Untuk itu, jutaan kematian di dunia terhubung langsung dengan kerusakan lingkungan hidup dapat dikategorikan sebagai kejahatan ekologis (ecocide). Namun, secara internasional kejahatan ini belum mendapatkan kedudukan hukum pidana internasional setara dengan kejahatan terhadap perdamaian dan keamanan umat manusia disebut dalam Statuta Roma.

Ecocide penting dan mendesak ditambahkan dalam Statuta Roma, untuk membantu membatasi perkembangan dan ancaman perubahan iklim global, di mana bisa berdampak menenggelamkan sebagian daratan dan akan menyebabkan migrasi paksa massal di wilayah kepulauan di dunia.
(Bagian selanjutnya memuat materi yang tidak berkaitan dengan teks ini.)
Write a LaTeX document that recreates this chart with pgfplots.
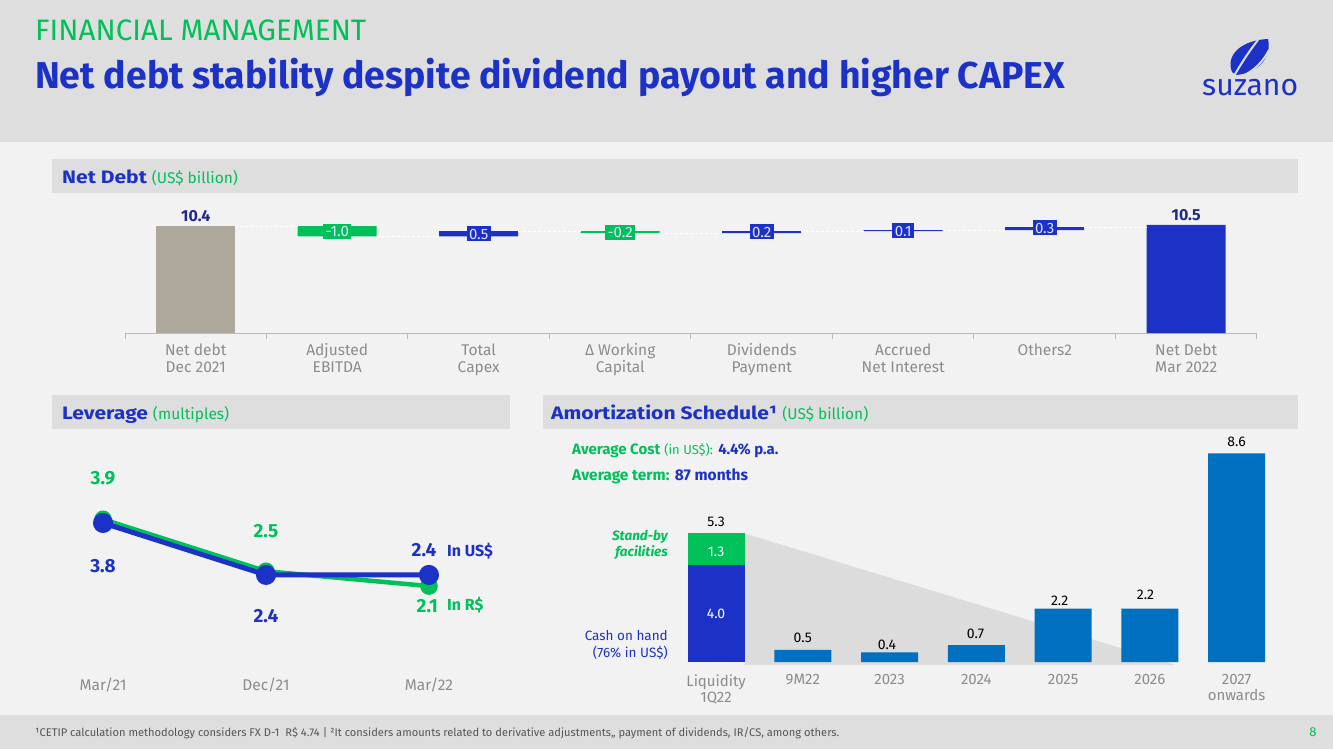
\documentclass[border=0pt]{standalone}
\usepackage{pgfplots}
\pgfplotsset{compat=1.18}
\usepackage{fontspec}
\setmainfont{Fira Sans}
\usepackage{graphicx}
\definecolor{sblue}{HTML}{1C31C5}
\definecolor{sgreen}{HTML}{00C05A}
\definecolor{sgray}{HTML}{ADA79C}
\definecolor{abar}{HTML}{0070C0}
\definecolor{bg}{HTML}{F2F2F2}
\definecolor{band}{HTML}{DEDEDE}
\definecolor{ticktxt}{HTML}{8C8C8C}
\definecolor{dblue}{HTML}{1F2A8A}
\definecolor{tri}{HTML}{DCDCDC}
\definecolor{foot}{HTML}{555555}
\newcommand\fs[2]{\fontsize{#1}{#2}\selectfont}
\newcommand\hdr[2]{\scalebox{1.17}[1]{\fs{18}{21}\bfseries\textcolor{sblue}{#1}}\hspace{5pt}\textcolor{sgreen}{\fs{15.5}{18}#2}}
\begin{document}
\begin{tikzpicture}[x=1pt,y=-1pt]
\path[use as bounding box] (0,0) rectangle (1333,749);
\fill[bg] (0,0) rectangle (1333,749);
\fill[band] (0,0) rectangle (1333,142);
\fill[band] (0,715) rectangle (1333,749);
\fill[band] (52,159) rectangle (1298,193);
\fill[band] (52,395) rectangle (510,429);
\fill[band] (543,395) rectangle (1298,429);
% header
\node[anchor=base west, inner sep=0, text=sgreen] at (35,41) {\resizebox{331pt}{!}{\fs{26}{30}FINANCIAL MANAGEMENT}};
\node[anchor=base west, inner sep=0, text=sblue] at (35,89) {\resizebox{1030pt}{!}{\fs{34}{40}\bfseries Net debt stability despite dividend payout and higher CAPEX}};
% logo
\fill[sblue] (1232,72) .. controls (1225,54) and (1243,40) .. (1268,39) .. controls (1272,57) and (1259,73) .. (1236,75) -- cycle;
\draw[band, line width=2pt] (1234,76) .. controls (1242,62) and (1250,50) .. (1258,40);
\draw[band, line width=2pt] (1240,77) .. controls (1253,72) and (1263,62) .. (1269,50);
\node[anchor=base west, inner sep=0, text=sblue] at (1202,96) {\resizebox{96pt}{!}{\fs{26}{30}suzano}};
% section headers
\node[anchor=base west, inner sep=0] at (62,183) {\hdr{Net Debt}{(US\$ billion)}};
\node[anchor=base west, inner sep=0] at (62,419) {\hdr{Leverage}{(multiples)}};
\node[anchor=base west, inner sep=0] at (551,419) {\hdr{Amortization Schedule¹}{(US\$ billion)}};
% footer
\node[anchor=base west, inner sep=0, text=foot] at (35,736) {\resizebox{804pt}{!}{\fs{11}{13}¹CETIP calculation methodology considers FX D-1~ R\$ 4.74 | ²It considers amounts related to derivative adjustments,, payment of dividends, IR/CS, among others.}};
\node[anchor=base, inner sep=0, text=sgreen] at (1313,736) {\fs{13}{15}8};

% ---------------- waterfall ----------------
\begin{axis}[at={(125pt,-333pt)}, anchor=south west, scale only axis,
  width=1132pt, height=120pt, xmin=-0.5, xmax=7.5, ymin=0, ymax=11.664,
  ybar stacked, reverse stacked plots=false, bar width=79pt, clip=false,
  axis x line*=bottom, axis y line=none,
  x axis line style={draw=ticktxt!60, line width=1pt, -},
  xtick={0,...,7}, major tick length=0pt,
  minor xtick={-0.5,0.5,...,7.5}, minor tick length=6pt,
  minor tick style={draw=ticktxt!60, line width=1pt},
  tick align=outside,
  xticklabels={{Net debt\\Dec 2021},{Adjusted\\EBITDA},{Total\\Capex},{Δ Working\\Capital},{Dividends\\Payment},{Accrued\\Net Interest},{Others2},{Net Debt\\Mar 2022}},
  xticklabel style={font=\fs{15.5}{17}, text=ticktxt, align=center, anchor=north, yshift=-7pt},
  ]
\addplot[draw=none, fill=none] coordinates {(0,0) (1,9.4) (2,9.4) (3,9.7) (4,9.7) (5,9.9) (6,10.0) (7,0)};
\addplot[draw=none, fill=sgray] coordinates {(0,10.4) (1,0) (2,0) (3,0) (4,0) (5,0) (6,0) (7,0)};
\addplot[draw=none, fill=sgreen] coordinates {(0,0) (1,1.0) (2,0) (3,0.2) (4,0) (5,0) (6,0) (7,0)};
\addplot[draw=none, fill=sblue] coordinates {(0,0) (1,0) (2,0.5) (3,0) (4,0.2) (5,0.1) (6,0.3) (7,10.5)};
\addplot[white, line width=0.8pt, densely dashed, sharp plot, stack plots=false, forget plot, unbounded coords=jump] coordinates {
 (0.28,10.4) (0.72,10.4) (0.8,nan)
 (1.28,9.4) (1.72,9.4) (1.8,nan)
 (2.28,9.9) (2.72,9.9) (2.8,nan)
 (3.28,9.7) (3.72,9.7) (3.8,nan)
 (4.28,9.9) (4.72,9.9) (4.8,nan)
 (5.28,10.0) (5.72,10.0) (5.8,nan)
 (6.28,10.3) (6.72,10.3)};
\tikzset{lbl/.style={text=white!88!blue, inner xsep=2.5pt, inner ysep=2pt, font=\fs{15}{17}, text height=11pt, text depth=0pt}}
\node[lbl, fill=sgreen] at (axis cs:1,9.9) {-1.0};
\node[lbl, fill=sblue] at (axis cs:2,9.65) {0.5};
\node[lbl, fill=sgreen] at (axis cs:3,9.8) {-0.2};
\node[lbl, fill=sblue] at (axis cs:4,9.85) {0.2};
\node[lbl, fill=sblue] at (axis cs:5,9.95) {0.1};
\node[lbl, fill=sblue] at (axis cs:6,10.25) {0.3};
\node[anchor=south, text=dblue, font=\fs{16}{18}\bfseries, inner sep=4pt] at (axis cs:0,10.4) {10.4};
\node[anchor=south, text=dblue, font=\fs{16}{18}\bfseries, inner sep=4pt] at (axis cs:7,10.5) {10.5};
\end{axis}

% ---------------- leverage ----------------
\begin{axis}[at={(60pt,-664pt)}, anchor=south west, scale only axis,
  width=434pt, height=167pt, xmin=-0.264, xmax=2.399, ymin=0, ymax=4.5,
  clip=false, axis x line*=bottom, axis y line=none,
  x axis line style={draw=none}, major tick length=0pt,
  xtick={0,1,2}, xticklabels={Mar/21,Dec/21,Mar/22},
  xticklabel style={font=\fs{15.5}{17}, text=ticktxt, anchor=north, yshift=-10pt},
  ]
\addplot[sgreen, line width=4.5pt, mark=*, mark size=6.5pt] coordinates {(0,3.9) (1,2.5) (2,2.1)};
\addplot[sblue, line width=5pt, mark=*, mark size=7.5pt] coordinates {(0,3.8) (1,2.4) (2,2.4)};
\tikzset{vl/.style={font=\fs{19}{22}\bfseries, inner sep=0pt}}
\node[vl, text=sgreen] at (axis cs:0,5.0) {3.9};
\node[vl, text=sblue] at (axis cs:0,2.65) {3.8};
\node[vl, text=sgreen] at (axis cs:1,3.58) {2.5};
\node[vl, text=sblue] at (axis cs:1,1.28) {2.4};
\node[vl, text=sblue] at (axis cs:1.97,3.06) {2.4};
\node[vl, text=sgreen] at (axis cs:1.99,1.55) {2.1};
\node[anchor=west, inner sep=0, text=sblue, font=\fs{16}{18}\bfseries] at (axis cs:2.11,3.05) {In US\$};
\node[anchor=west, inner sep=0, text=sgreen, font=\fs{16}{18}\bfseries] at (axis cs:2.11,1.58) {In R\$};
\end{axis}

% ---------------- amortization ----------------
\begin{axis}[at={(664pt,-662pt)}, anchor=south west, scale only axis,
  width=616pt, height=218.25pt, xmin=-0.6, xmax=6.5, ymin=0, ymax=9,
  ybar stacked, reverse stacked plots=false, bar width=57pt, clip=false,
  axis x line*=bottom, axis y line=none,
  x axis line style={draw=none}, major tick length=0pt,
  xtick={0,...,6},
  xticklabels={{Liquidity\\1Q22},9M22,2023,2024,2025,2026,{2027\\onwards}},
  xticklabel style={font=\fs{15}{16}, text=ticktxt, align=center, anchor=north, yshift=-9pt},
  ]
\addplot[draw=none, fill=tri, sharp plot, stack plots=false, forget plot] coordinates {(0.33,5.3) (0.33,-0.12) (5.3,-0.12)} -- cycle;
\addplot[draw=none, fill=sblue] coordinates {(0,4.0) (1,0) (2,0) (3,0) (4,0) (5,0) (6,0)};
\addplot[draw=none, fill=sgreen] coordinates {(0,1.3) (1,0) (2,0) (3,0) (4,0) (5,0) (6,0)};
\addplot[draw=none, fill=abar] coordinates {(0,0) (1,0.5) (2,0.4) (3,0.7) (4,2.2) (5,2.2) (6,8.6)};
\tikzset{al/.style={font=\fs{14}{16}, inner sep=0pt, anchor=south}}
\node[al] at (axis cs:0,5.58) {5.3};
\node[al, text=white] at (axis cs:0,4.32) {1.3};
\node[al, text=white] at (axis cs:0,1.78) {4.0};
\node[al] at (axis cs:1,0.78) {0.5};
\node[al] at (axis cs:1.97,0.52) {0.4};
\node[al] at (axis cs:2.99,0.94) {0.7};
\node[al] at (axis cs:3.96,2.32) {2.2};
\node[al] at (axis cs:4.95,2.55) {2.2};
\node[al] at (axis cs:6,8.87) {8.6};
\end{axis}
\node[anchor=base west, inner sep=0] at (572,454) {\fs{15}{17}\textcolor{sgreen}{\bfseries Average Cost} \textcolor{sgreen}{\fs{13}{15}(in US\$):} \textcolor{sblue}{\bfseries 4.4\% p.a.}};
\node[anchor=base west, inner sep=0] at (572,480) {\fs{15.5}{17}\textcolor{sgreen}{\bfseries Average term:} \textcolor{sblue}{\bfseries 87 months}};
\node[anchor=base east, inner sep=0, text=sgreen] at (668,540) {\fs{13.5}{16}\bfseries\itshape Stand-by};
\node[anchor=base east, inner sep=0, text=sgreen] at (668,556) {\fs{13.5}{16}\bfseries\itshape facilities};
\node[anchor=base east, inner sep=0, text=sblue] at (668,640) {\fs{13.5}{16}Cash on hand};
\node[anchor=base east, inner sep=0, text=sblue] at (668,657) {\fs{13.5}{16}(76\% in US\$)};
\end{tikzpicture}
\end{document}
Kondisi ini akan memicu banyak sekali konflik, tidak hanya antar masyarakat juga antar negara guna mempertahankan dan melindungi sumberdaya mereka.

Pada 2016, Administratur International Criminal Court (ICC) mengeluarkan kertas posisi yang menegaskan, kerusakan lingkungan hidup dan jenis perampasan tanah telah menyebabkan penyingkiran dan pelanggaran HAM harus jadi perhatian hukum pidana internasional.

Posisi ICC ini mendapatkan respon positif dari negara-negara kepulauan seperti Fiji, Vanuatu dan Maladewa. Mereka mengusulkan, perlunya lompatan hukum melalui amandemen Statuta Roma, dan memasukkan ekosida jadi kejahatan luar biasa (extra ordinary crime) setara dengan kejahatan kemanusian, genosida, kejahatan perang dan kejahatan agresi.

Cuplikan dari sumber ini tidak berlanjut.